Industry leaders at the moment include SolarWatt, JA Solar, Risen or Abora Sectores.
Real-World vs Lab Performance
Lab efficiencies are measured under STC, but actual performance varies with sunlight, temperature, and incident angle modifier (IAM).
Real-world conditions often yield lower efficiency but more representative energy yields. Thus, system-level metrics like performance ratio (PR) and annual kWh/kWp are more accurate indicators of true system productivity.
Cost vs Efficiency Trade-Offs
High-efficiency panels generally cost from 20% to 30% more per watt so for large installations modules with slightly lower efficiency may be more cost-effective. However, when roof area is limited, efficiency can significantly improve lifetime returns.

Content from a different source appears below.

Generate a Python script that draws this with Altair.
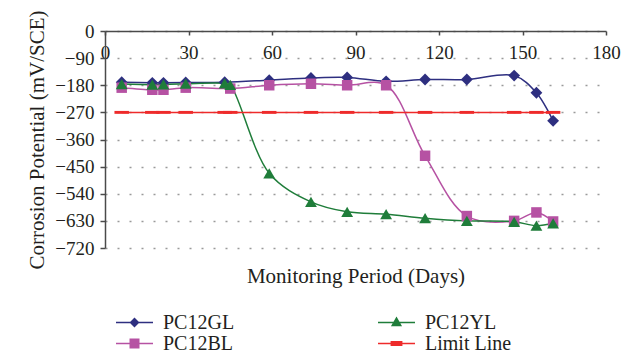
import altair as alt
import pandas as pd

# ---- data ----
gl_days = [6, 17, 21, 29, 43, 59, 74, 87, 101, 115, 130, 147, 155, 161]
gl_vals = [-170, -172, -172, -171, -170, -163, -156, -154, -167, -161, -161, -148, -205, -298]

bl_days = [6, 17, 21, 29, 45, 59, 74, 87, 101, 115, 130, 147, 155, 161]
bl_vals = [-188, -195, -195, -188, -191, -180, -175, -180, -180, -414, -614, -630, -602, -632]

yl_days = [6, 17, 21, 29, 43, 45, 59, 74, 87, 101, 115, 130, 147, 155, 161]
yl_vals = [-176, -178, -177, -175, -174, -179, -472, -567, -600, -608, -621, -630, -633, -646, -638]

limit_days = [6, 17, 21, 29, 43, 45, 59, 74, 87, 101, 115, 130, 147, 155, 161]
limit_vals = [-270] * len(limit_days)

# legend order (column by column): PC12GL, PC12BL | PC12YL, Limit Line
series_names = ["PC12GL", "PC12BL", "PC12YL", "Limit Line"]
series_colors = ["#2E2F80", "#B652A3", "#1F7D3A", "#EE2B2B"]

x_ticks = [0, 30, 60, 90, 120, 150, 180]
y_ticks = [0, -90, -180, -270, -360, -450, -540, -630, -720]

series_data = {
    "PC12GL": (gl_days, gl_vals),
    "PC12BL": (bl_days, bl_vals),
    "PC12YL": (yl_days, yl_vals),
    "Limit Line": (limit_days, limit_vals),
}
rows = []
for name, (days, vals) in series_data.items():
    for d, v in zip(days, vals):
        rows.append({"series": name, "day": d, "value": v})
df = pd.DataFrame(rows)

W, H = 501, 217
FONT = "Liberation Serif"
TXT = "#231f20"

# marker style per series on the chart
pt_style = {
    "PC12GL": ("diamond", 140),
    "PC12BL": ("square", 110),
    "PC12YL": ("triangle-up", 140),
    "Limit Line": ("M-1,-0.2L1,-0.2L1,0.2L-1,0.2Z", 210),
}

# legend symbols: thin bar (line) + marker, all filled
BAR = "M-1,-0.04L1,-0.04L1,0.04L-1,0.04Z"
leg_shapes = [
    BAR + "M0,-0.27L0.27,0L0,0.27L-0.27,0Z",                # PC12GL diamond
    BAR + "M-0.27,-0.27L0.27,-0.27L0.27,0.27L-0.27,0.27Z",  # PC12BL square
    BAR + "M0,-0.32L0.3,0.2L-0.3,0.2Z",                     # PC12YL triangle
    BAR + "M-0.32,-0.13L0.32,-0.13L0.32,0.13L-0.32,0.13Z",  # Limit dash
]

x_enc = alt.X(
    "day:Q",
    scale=alt.Scale(domain=[0, 180], nice=False, zero=False),
    axis=alt.Axis(
        orient="bottom", offset=-H, values=x_ticks, grid=False,
        title="Monitoring Period (Days)", titleY=H + 34, titleBaseline="alphabetic",
        titleFont=FONT, titleFontSize=21, titleFontWeight="normal", titleColor=TXT,
        labelFont=FONT, labelFontSize=19, labelColor=TXT, labelPadding=8,
        labelOverlap=False, labelFlush=False,
        domainColor="#4a4a4a", domainWidth=1.5, tickColor="#4a4a4a", tickWidth=1.5, tickSize=4,
    ),
)
y_enc = alt.Y(
    "value:Q",
    scale=alt.Scale(domain=[-720, 0], nice=False, zero=False),
    axis=alt.Axis(
        values=y_ticks, format="d",
        title="Corrosion Potential (mV/SCE)", titleFont=FONT, titleFontSize=21,
        titleFontWeight="normal", titleColor=TXT, titlePadding=7,
        labelFont=FONT, labelFontSize=19, labelColor=TXT, labelPadding=6,
        domainColor="#4a4a4a", domainWidth=1.5, tickColor="#4a4a4a", tickWidth=1.5, tickSize=5,
        grid=True, gridColor="#9a9a9a", gridDash=[2, 10], gridWidth=1.5,
    ),
)

color_scale = alt.Scale(domain=series_names, range=series_colors)

leg = alt.Legend(
    orient="none", legendX=11, legendY=281, columns=2, columnPadding=143,
    title=None, labelFont=FONT, labelFontSize=20, labelColor=TXT, labelOffset=10,
    symbolSize=1369, symbolOpacity=1, symbolStrokeWidth=0,
    clipHeight=21, rowPadding=0,
)

legend_layer = alt.Chart(df).mark_point(filled=True, opacity=0).encode(
    x=x_enc, y=y_enc,
    color=alt.Color("series:N", scale=color_scale, legend=leg),
    shape=alt.Shape("series:N", scale=alt.Scale(domain=series_names, range=leg_shapes), legend=leg),
)

lines = alt.Chart(df).mark_line(interpolate="catmull-rom", strokeWidth=1.5).encode(
    x=x_enc, y=y_enc,
    color=alt.Color("series:N", scale=color_scale, legend=None),
    detail="series:N",
)

point_layers = []
for name in series_names:
    shp, sz = pt_style[name]
    point_layers.append(
        alt.Chart(df).transform_filter(alt.datum.series == name)
        .mark_point(filled=True, opacity=1, shape=shp, size=sz)
        .encode(x=x_enc, y=y_enc,
                color=alt.Color("series:N", scale=color_scale, legend=None))
    )

chart = alt.layer(legend_layer, lines, *point_layers).properties(
    width=W, height=H,
    autosize=alt.AutoSizeParams(type="none"),
    padding={"left": 97, "top": 23, "right": 22, "bottom": 106},
).configure_view(stroke=None)

chart.save("out.html", embed_options={"renderer": "svg", "actions": False})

How to Choose the Right Efficiency for Your Needs
So are solar panels for home worth it? Taking all this into account, the way to choose the best panels depends on the specifics.
Space Constraints vs Budget
If space is limited, higher efficiency modules allow you to generate more energy from the same area. On the other hand, when space is not a problem, choosing a slightly less efficient but cheaper module can yield the same total power for a lower upfront cost.

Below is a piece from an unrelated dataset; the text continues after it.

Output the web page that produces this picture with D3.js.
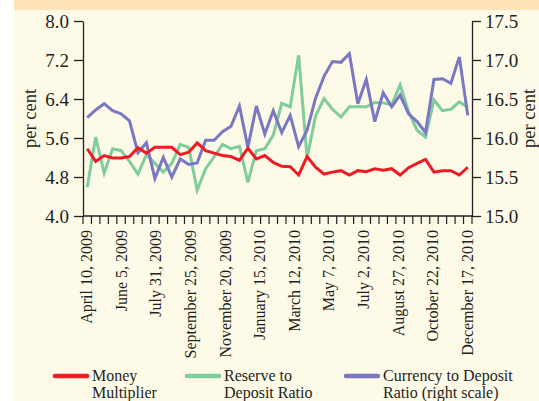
<!DOCTYPE html>
<html>
<head>
<meta charset="utf-8">
<script src="https://cdn.jsdelivr.net/npm/d3@7"></script>
<style>
	body { margin: 0; padding: 0; background: #ffffff; }
	svg { display: block; }
	text { font-family: "Liberation Serif", "Times New Roman", serif; fill: #231f20; }
</style>
</head>
<body>
<div id="chart"></div>
<script>
// fortnightly observations, April 10, 2009 to December 17, 2010
var dateLabels = ["April 10, 2009", "June 5, 2009", "July 31, 2009", "September 25, 2009",
	"November 20, 2009", "January 15, 2010", "March 12, 2010", "May 7, 2010",
	"July 2, 2010", "August 27, 2010", "October 22, 2010", "December 17, 2010"];

var moneyMultiplier = [5.38, 5.12, 5.24, 5.19, 5.19, 5.22, 5.40, 5.29, 5.41, 5.41,
	5.41, 5.26, 5.31, 5.50, 5.34, 5.29, 5.24, 5.22, 5.14, 5.39,
	5.17, 5.24, 5.10, 5.02, 5.01, 4.84, 5.22, 5.00, 4.86, 4.90,
	4.93, 4.84, 4.93, 4.91, 4.97, 4.94, 4.97, 4.84, 4.99, 5.08,
	5.16, 4.90, 4.93, 4.93, 4.84, 5.00];

var reserveRatio = [4.59, 5.62, 4.88, 5.38, 5.34, 5.12, 4.86, 5.26, 5.08, 4.90,
	5.08, 5.47, 5.41, 4.53, 4.97, 5.21, 5.47, 5.38, 5.43, 4.69,
	5.34, 5.38, 5.66, 6.31, 6.24, 7.30, 5.19, 6.05, 6.41, 6.19,
	6.03, 6.24, 6.24, 6.24, 6.33, 6.32, 6.28, 6.69, 6.14, 5.76,
	5.62, 6.38, 6.16, 6.19, 6.34, 6.23];

var currencyRatio = [16.26, 16.36, 16.44, 16.35, 16.31, 16.22, 15.81, 15.94, 15.48, 15.75,
	15.50, 15.73, 15.66, 15.68, 15.97, 15.97, 16.08, 16.15, 16.41, 15.88,
	16.41, 16.05, 16.35, 16.07, 16.29, 15.89, 16.10, 16.51, 16.79, 16.98,
	16.97, 17.08, 16.44, 16.75, 16.21, 16.58, 16.40, 16.55, 16.31, 16.21,
	16.07, 16.75, 16.76, 16.70, 17.04, 16.29];

var leftTicks = [4.0, 4.8, 5.6, 6.4, 7.2, 8.0];
var rightTicks = [15.0, 15.5, 16.0, 16.5, 17.0, 17.5];

var seriesNames = ["Money|Multiplier", "Reserve to|Deposit Ratio", "Currency to Deposit|Ratio (right scale)"];
var seriesColors = ["#ed1c24", "#7fcc9c", "#7a78c0"];


var width = 539, height = 401;
var plotLeft = 83, plotRight = 472, plotTop = 21, plotBottom = 216;

var svg = d3.select("#chart").append("svg")
			.attr("width", width)
			.attr("height", height);

// backgrounds
svg.append("rect")
	.attr("x", 0).attr("y", 0)
	.attr("width", width).attr("height", height)
	.attr("fill", "#fefae8");
svg.append("rect")
	.attr("x", 0).attr("y", 0)
	.attr("width", width).attr("height", 10)
	.attr("fill", "#fde3b7");
svg.append("rect")
	.attr("x", 0).attr("y", 0)
	.attr("width", 14).attr("height", height)
	.attr("fill", "#ffffff");

var n = moneyMultiplier.length;

var x = d3.scaleBand()
			.domain(d3.range(n))
			.range([plotLeft, plotRight]);

var xLabel = d3.scaleLinear()
			.domain([0, dateLabels.length - 1])
			.range([x(0) + x.bandwidth() / 2, x(n - 1) + x.bandwidth() / 2]);

var yLeft = d3.scaleLinear()
			.domain([4.0, 8.0])
			.range([plotBottom, plotTop]);

var yRight = d3.scaleLinear()
			.domain([15.0, 17.5])
			.range([plotBottom, plotTop]);

// lines
function drawSeries(values, yScale, color){
	var line = d3.line()
				.x(function(d, i){ return x(i) + x.bandwidth() / 2; })
				.y(function(d){ return yScale(d); });

	svg.append("path")
		.datum(values)
		.attr("d", line)
		.attr("fill", "none")
		.attr("stroke", color)
		.attr("stroke-width", 3)
		.attr("stroke-linejoin", "miter");
}

drawSeries(reserveRatio, yLeft, seriesColors[1]);
drawSeries(currencyRatio, yRight, seriesColors[2]);
drawSeries(moneyMultiplier, yLeft, seriesColors[0]);

// axes
var leftAxis = d3.axisLeft(yLeft)
				.tickValues(leftTicks)
				.tickFormat(d3.format(".1f"))
				.tickSize(9)
				.tickPadding(5)
				.tickSizeOuter(0);

var rightAxis = d3.axisRight(yRight)
				.tickValues(rightTicks)
				.tickFormat(d3.format(".1f"))
				.tickSize(9)
				.tickPadding(4)
				.tickSizeOuter(0);

var gLeft = svg.append("g")
			.attr("transform", "translate(" + plotLeft + ",0)")
			.call(leftAxis);

var gRight = svg.append("g")
			.attr("transform", "translate(" + plotRight + ",0)")
			.call(rightAxis);

[gLeft, gRight].forEach(function(g){
	g.attr("font-family", null);
	g.selectAll("path, line")
		.attr("stroke", "#231f20")
		.attr("stroke-width", 1.3);
	g.selectAll("text")
		.attr("font-size", 19)
		.attr("fill", "#231f20");
});

// x axis line and fortnight ticks at band edges
svg.append("line")
	.attr("x1", plotLeft).attr("x2", plotRight)
	.attr("y1", plotBottom).attr("y2", plotBottom)
	.attr("stroke", "#231f20")
	.attr("stroke-width", 1.3);

svg.append("g")
	.selectAll("line")
	.data(d3.range(n + 1))
	.join("line")
	.attr("x1", function(d){ return d < n ? x(d) : x(n - 1) + x.bandwidth(); })
	.attr("x2", function(d){ return d < n ? x(d) : x(n - 1) + x.bandwidth(); })
	.attr("y1", plotBottom)
	.attr("y2", plotBottom + 8)
	.attr("stroke", "#231f20")
	.attr("stroke-width", 1.2);

svg.append("g")
	.selectAll("text")
	.data(dateLabels)
	.join("text")
	.attr("transform", function(d, i){ return "translate(" + (xLabel(i) + 5) + "," + (plotBottom + 14) + ") rotate(-90)"; })
	.attr("text-anchor", "end")
	.attr("font-size", 16)
	.text(function(d){ return d; });

// axis titles
svg.append("text")
	.attr("transform", "translate(36," + ((plotTop + plotBottom) / 2) + ") rotate(-90)")
	.attr("text-anchor", "middle")
	.attr("font-size", 18.5)
	.text("per cent");

svg.append("text")
	.attr("transform", "translate(535," + ((plotTop + plotBottom) / 2) + ") rotate(-90)")
	.attr("text-anchor", "middle")
	.attr("font-size", 18.5)
	.text("per cent");

// legend
var legendX = [55, 187, 346];
seriesNames.forEach(function(name, i){
	var g = svg.append("g")
				.attr("transform", "translate(" + legendX[i] + ",376)");
	g.append("line")
		.attr("x1", 0).attr("x2", 32)
		.attr("y1", 0).attr("y2", 0)
		.attr("stroke", seriesColors[i])
		.attr("stroke-width", 4.5)
		.attr("stroke-linecap", "round");
	var t = g.append("text")
				.attr("x", 37)
				.attr("y", 5)
				.attr("font-size", 16);
	name.split("|").forEach(function(part, j){
		t.append("tspan")
			.attr("x", 37)
			.attr("dy", j === 0 ? 0 : 16.5)
			.text(part);
	});
});
</script>
</body>
</html>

When High Efficiency Makes Sense
This means high-efficiency solar panels make sense when the area is limited or there is some shading or the orientation is not optimal.

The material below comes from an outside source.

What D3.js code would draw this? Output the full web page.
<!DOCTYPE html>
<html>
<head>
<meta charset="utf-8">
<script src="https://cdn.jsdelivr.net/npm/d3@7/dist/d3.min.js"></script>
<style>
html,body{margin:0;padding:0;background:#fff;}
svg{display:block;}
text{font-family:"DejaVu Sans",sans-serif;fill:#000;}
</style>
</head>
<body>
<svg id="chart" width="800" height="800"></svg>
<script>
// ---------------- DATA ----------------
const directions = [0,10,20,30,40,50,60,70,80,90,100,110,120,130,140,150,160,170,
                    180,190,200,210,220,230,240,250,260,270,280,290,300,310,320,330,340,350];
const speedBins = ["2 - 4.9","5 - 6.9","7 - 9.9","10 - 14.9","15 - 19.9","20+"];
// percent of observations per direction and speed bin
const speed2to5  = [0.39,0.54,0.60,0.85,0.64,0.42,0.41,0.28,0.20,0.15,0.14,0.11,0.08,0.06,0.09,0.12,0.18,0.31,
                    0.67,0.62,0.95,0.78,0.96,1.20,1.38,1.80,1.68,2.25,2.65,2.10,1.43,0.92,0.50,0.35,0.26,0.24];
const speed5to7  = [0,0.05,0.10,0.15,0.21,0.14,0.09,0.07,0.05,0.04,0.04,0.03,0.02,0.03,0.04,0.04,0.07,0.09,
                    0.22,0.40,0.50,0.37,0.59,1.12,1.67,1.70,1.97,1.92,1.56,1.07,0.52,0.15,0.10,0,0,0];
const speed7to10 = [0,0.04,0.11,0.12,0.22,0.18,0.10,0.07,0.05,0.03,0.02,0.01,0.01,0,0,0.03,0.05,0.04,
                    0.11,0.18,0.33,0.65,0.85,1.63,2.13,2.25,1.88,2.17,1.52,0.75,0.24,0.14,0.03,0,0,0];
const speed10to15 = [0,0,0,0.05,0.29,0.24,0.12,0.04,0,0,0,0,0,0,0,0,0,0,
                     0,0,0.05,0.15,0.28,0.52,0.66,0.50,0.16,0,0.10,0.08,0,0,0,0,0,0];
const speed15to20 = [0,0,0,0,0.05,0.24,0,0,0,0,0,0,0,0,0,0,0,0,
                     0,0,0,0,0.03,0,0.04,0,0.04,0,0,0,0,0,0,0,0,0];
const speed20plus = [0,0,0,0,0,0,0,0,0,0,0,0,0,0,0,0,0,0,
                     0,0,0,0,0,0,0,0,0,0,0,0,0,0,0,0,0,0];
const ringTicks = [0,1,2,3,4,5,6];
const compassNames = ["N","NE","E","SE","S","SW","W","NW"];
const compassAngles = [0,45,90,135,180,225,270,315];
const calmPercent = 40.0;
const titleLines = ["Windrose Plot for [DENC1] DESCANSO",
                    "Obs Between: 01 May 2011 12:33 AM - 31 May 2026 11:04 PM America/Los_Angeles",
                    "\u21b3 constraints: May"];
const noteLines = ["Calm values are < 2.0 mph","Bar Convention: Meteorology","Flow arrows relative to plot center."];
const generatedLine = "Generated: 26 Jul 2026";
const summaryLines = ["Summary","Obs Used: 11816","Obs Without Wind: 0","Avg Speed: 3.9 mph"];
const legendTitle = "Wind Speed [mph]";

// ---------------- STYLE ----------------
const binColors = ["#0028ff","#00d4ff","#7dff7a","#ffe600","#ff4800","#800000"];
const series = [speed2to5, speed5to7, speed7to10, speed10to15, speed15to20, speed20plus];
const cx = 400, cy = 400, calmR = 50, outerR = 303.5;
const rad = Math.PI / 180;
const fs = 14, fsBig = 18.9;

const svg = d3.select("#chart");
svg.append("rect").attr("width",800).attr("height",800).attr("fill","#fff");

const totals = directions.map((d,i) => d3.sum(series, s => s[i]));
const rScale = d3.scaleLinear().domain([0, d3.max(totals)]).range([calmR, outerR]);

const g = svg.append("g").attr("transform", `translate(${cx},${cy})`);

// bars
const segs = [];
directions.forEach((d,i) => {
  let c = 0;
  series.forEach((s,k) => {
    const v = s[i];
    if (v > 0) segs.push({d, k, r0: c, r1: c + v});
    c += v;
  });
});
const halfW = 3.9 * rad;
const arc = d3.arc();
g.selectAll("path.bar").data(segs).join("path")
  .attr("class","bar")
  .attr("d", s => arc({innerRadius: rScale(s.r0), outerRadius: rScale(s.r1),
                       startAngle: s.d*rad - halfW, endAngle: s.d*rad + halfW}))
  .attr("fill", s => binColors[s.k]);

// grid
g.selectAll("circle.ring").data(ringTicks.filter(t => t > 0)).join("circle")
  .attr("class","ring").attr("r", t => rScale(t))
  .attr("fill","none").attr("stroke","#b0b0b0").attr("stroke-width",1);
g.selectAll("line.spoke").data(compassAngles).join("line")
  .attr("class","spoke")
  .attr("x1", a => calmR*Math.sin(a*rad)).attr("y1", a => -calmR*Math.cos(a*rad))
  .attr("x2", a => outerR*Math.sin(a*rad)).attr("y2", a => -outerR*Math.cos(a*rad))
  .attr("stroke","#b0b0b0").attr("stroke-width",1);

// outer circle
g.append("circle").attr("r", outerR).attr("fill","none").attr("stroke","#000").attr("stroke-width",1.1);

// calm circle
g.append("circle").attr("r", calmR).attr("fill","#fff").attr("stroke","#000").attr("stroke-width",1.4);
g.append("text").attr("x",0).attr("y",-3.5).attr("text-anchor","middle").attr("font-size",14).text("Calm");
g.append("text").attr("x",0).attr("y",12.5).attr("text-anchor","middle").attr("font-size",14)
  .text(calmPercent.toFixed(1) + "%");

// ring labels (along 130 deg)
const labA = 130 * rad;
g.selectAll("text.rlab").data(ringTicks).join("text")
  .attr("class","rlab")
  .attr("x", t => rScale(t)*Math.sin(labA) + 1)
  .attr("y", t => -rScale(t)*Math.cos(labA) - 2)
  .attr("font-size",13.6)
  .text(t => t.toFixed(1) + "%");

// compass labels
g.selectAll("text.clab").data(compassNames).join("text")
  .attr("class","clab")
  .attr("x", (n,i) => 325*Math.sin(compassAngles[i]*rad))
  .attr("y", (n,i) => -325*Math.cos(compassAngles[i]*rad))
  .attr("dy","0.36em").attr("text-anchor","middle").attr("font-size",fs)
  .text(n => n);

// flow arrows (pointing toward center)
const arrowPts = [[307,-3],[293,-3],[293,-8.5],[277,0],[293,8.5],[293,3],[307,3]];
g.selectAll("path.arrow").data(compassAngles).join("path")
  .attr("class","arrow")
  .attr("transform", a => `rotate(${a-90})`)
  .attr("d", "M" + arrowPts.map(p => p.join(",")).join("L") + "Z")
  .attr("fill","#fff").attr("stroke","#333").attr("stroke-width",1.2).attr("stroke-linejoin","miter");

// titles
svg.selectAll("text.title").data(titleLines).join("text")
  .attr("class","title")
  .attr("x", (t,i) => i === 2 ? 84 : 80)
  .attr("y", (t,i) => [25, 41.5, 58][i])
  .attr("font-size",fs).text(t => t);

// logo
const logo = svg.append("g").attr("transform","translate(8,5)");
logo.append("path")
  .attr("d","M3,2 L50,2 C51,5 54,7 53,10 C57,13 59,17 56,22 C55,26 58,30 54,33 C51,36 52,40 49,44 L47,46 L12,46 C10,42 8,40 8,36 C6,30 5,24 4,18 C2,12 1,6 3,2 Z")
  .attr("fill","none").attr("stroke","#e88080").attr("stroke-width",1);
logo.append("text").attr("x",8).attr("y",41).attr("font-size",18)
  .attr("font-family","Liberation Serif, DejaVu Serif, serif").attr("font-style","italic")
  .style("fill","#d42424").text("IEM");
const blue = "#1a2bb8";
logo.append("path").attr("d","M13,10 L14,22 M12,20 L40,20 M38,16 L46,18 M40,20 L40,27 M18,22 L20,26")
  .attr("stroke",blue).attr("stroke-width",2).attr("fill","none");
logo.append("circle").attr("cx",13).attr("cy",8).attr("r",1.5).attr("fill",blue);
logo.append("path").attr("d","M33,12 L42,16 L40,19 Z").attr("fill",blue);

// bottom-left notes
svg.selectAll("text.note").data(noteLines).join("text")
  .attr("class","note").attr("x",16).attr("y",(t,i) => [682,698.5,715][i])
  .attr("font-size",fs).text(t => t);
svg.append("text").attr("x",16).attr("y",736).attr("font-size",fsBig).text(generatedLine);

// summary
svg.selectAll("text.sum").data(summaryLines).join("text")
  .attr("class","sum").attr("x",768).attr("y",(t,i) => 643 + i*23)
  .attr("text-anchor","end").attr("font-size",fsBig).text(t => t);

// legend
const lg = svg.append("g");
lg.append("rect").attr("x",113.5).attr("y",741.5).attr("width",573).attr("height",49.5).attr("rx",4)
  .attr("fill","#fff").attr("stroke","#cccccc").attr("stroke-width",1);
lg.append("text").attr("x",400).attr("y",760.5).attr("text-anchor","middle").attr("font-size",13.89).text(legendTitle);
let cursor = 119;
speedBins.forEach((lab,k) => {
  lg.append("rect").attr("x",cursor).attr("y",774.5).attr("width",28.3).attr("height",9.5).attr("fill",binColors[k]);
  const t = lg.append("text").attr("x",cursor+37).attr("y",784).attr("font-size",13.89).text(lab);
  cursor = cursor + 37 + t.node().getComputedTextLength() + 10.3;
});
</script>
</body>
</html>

It is also advisable to prioritize efficiency when using panels for self-consumption, to optimize on-site production.
Roof Size and Energy Consumption Balance
The right efficiency depends on balancing the roof size with the household or business energy demand. A home with high consumption and limited roof space benefits from premium panels, while a larger rooftop may accommodate standard-efficiency models without compromising total generation.
Improving the Efficiency of Your Solar Installation
Making sure all factors align is crucial to improve efficiency. Our team recommends the best panel setup based on your space.
Panel Positioning and Angle Optimization
The installation angle strongly influences solar capture. In Mediterranean climates, tilts between 25° and 35° oriented South typically maximize annual energy production. Adjustable or tracking systems can further optimize irradiance capture throughout the year.
Inverter Matching and System Losses
Even with high-efficiency modules, mismatched components can reduce overall system performance. Using a properly sized inverter minimizes conversion losses and maintains the maximum power point tracking.
Maintenance and Performance Monitoring
Regular cleaning, especially in dusty or coastal environments, prevents losses. Monitoring software helps track power tolerance, detect degradation, and ensure that the performance ratio remains within the expected ranges.
Final Thoughts: Is Higher Efficiency Always Better?
A higher efficiency rating doesn’t always mean a better return on investment. Factors like climate, installation cost, energy prices, and degradation rate often have a greater impact on system profitability, so it is strongly recommended to rely on professionals to make the right choice.